*Aim of the exercise*
Begin at the first line of the data and copy each line through the one containing "(0,0) rectangle (667,834);", that line included, with no pictures.

*Collected data*
-- -- --

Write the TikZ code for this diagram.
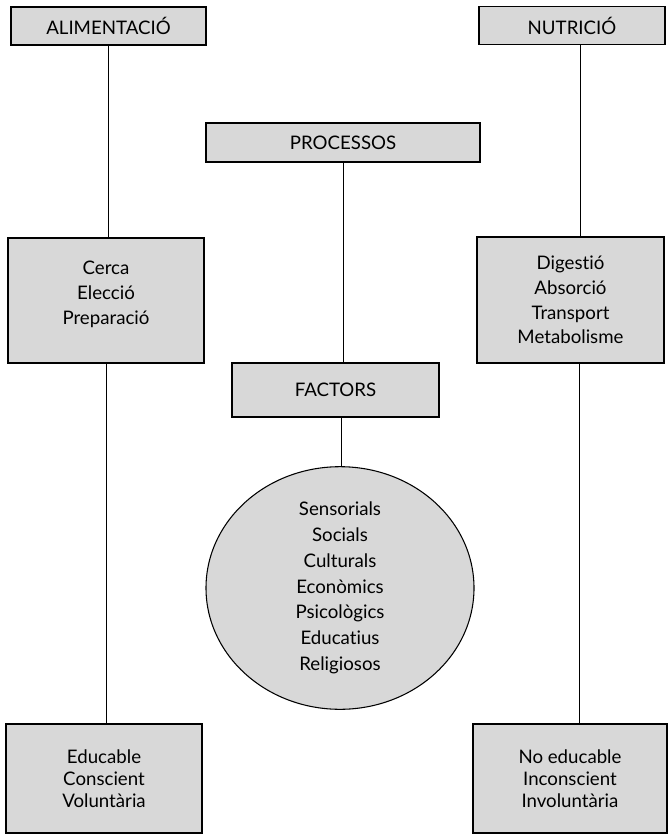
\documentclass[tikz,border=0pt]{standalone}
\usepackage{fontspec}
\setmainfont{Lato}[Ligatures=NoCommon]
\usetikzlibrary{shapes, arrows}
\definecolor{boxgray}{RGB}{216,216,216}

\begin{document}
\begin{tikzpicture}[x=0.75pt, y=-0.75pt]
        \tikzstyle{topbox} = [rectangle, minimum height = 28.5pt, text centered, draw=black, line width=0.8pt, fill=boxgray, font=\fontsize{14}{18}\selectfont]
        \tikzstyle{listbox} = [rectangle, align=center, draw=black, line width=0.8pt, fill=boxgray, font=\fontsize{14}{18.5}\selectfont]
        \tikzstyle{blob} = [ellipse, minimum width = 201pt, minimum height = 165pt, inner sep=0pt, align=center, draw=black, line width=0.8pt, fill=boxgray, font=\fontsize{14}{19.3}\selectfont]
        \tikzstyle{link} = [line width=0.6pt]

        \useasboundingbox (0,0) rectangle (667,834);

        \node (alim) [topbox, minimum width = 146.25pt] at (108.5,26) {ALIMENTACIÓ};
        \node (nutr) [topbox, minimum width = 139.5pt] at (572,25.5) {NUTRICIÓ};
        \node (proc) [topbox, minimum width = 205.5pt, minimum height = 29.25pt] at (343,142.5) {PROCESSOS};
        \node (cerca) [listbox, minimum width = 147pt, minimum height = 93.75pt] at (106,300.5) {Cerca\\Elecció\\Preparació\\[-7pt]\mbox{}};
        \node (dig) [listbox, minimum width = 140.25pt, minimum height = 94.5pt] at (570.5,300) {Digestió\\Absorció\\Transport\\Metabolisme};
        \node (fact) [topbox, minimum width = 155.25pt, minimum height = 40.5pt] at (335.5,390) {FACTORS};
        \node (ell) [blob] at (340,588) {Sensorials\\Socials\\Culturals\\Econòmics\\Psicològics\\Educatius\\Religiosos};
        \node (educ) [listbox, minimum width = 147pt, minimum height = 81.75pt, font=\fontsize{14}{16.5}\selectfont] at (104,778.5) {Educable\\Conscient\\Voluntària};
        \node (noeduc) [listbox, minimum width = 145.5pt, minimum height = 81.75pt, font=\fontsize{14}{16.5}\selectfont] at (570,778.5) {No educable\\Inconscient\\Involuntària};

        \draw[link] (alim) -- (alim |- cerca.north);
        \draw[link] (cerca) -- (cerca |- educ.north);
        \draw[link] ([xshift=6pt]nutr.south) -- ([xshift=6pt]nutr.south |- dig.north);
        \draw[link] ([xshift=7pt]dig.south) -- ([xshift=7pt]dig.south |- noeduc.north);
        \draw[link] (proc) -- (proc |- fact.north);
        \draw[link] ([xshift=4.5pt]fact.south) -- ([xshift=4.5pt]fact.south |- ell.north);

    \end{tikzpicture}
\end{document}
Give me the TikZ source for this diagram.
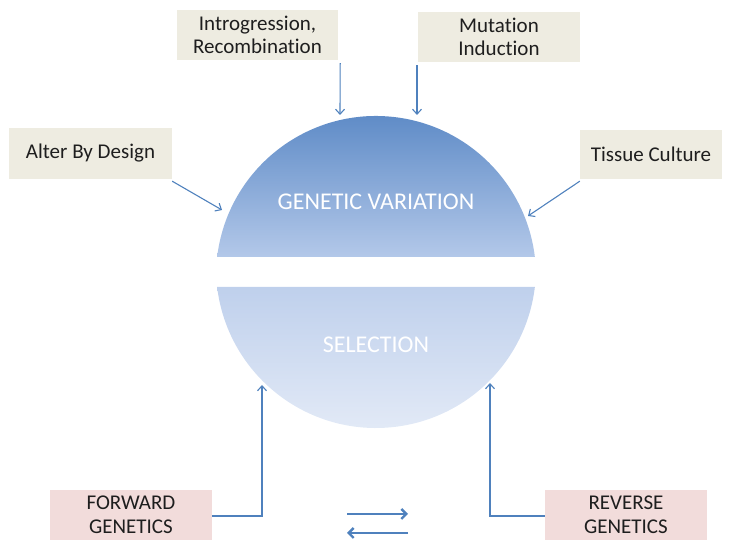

-- -- --

*Solved problem*
Write the TikZ code for this diagram.
\documentclass[tikz,border=0pt]{standalone}
\usepackage{fontspec}
\setmainfont{Lato}[Ligatures=NoCommon]
\usetikzlibrary{shapes, arrows}
\definecolor{boxgray}{RGB}{216,216,216}

\begin{document}
\begin{tikzpicture}[x=0.75pt, y=-0.75pt]
        \tikzstyle{topbox} = [rectangle, minimum height = 28.5pt, text centered, draw=black, line width=0.8pt, fill=boxgray, font=\fontsize{14}{18}\selectfont]
        \tikzstyle{listbox} = [rectangle, align=center, draw=black, line width=0.8pt, fill=boxgray, font=\fontsize{14}{18.5}\selectfont]
        \tikzstyle{blob} = [ellipse, minimum width = 201pt, minimum height = 165pt, inner sep=0pt, align=center, draw=black, line width=0.8pt, fill=boxgray, font=\fontsize{14}{19.3}\selectfont]
        \tikzstyle{link} = [line width=0.6pt]

        \useasboundingbox (0,0) rectangle (667,834);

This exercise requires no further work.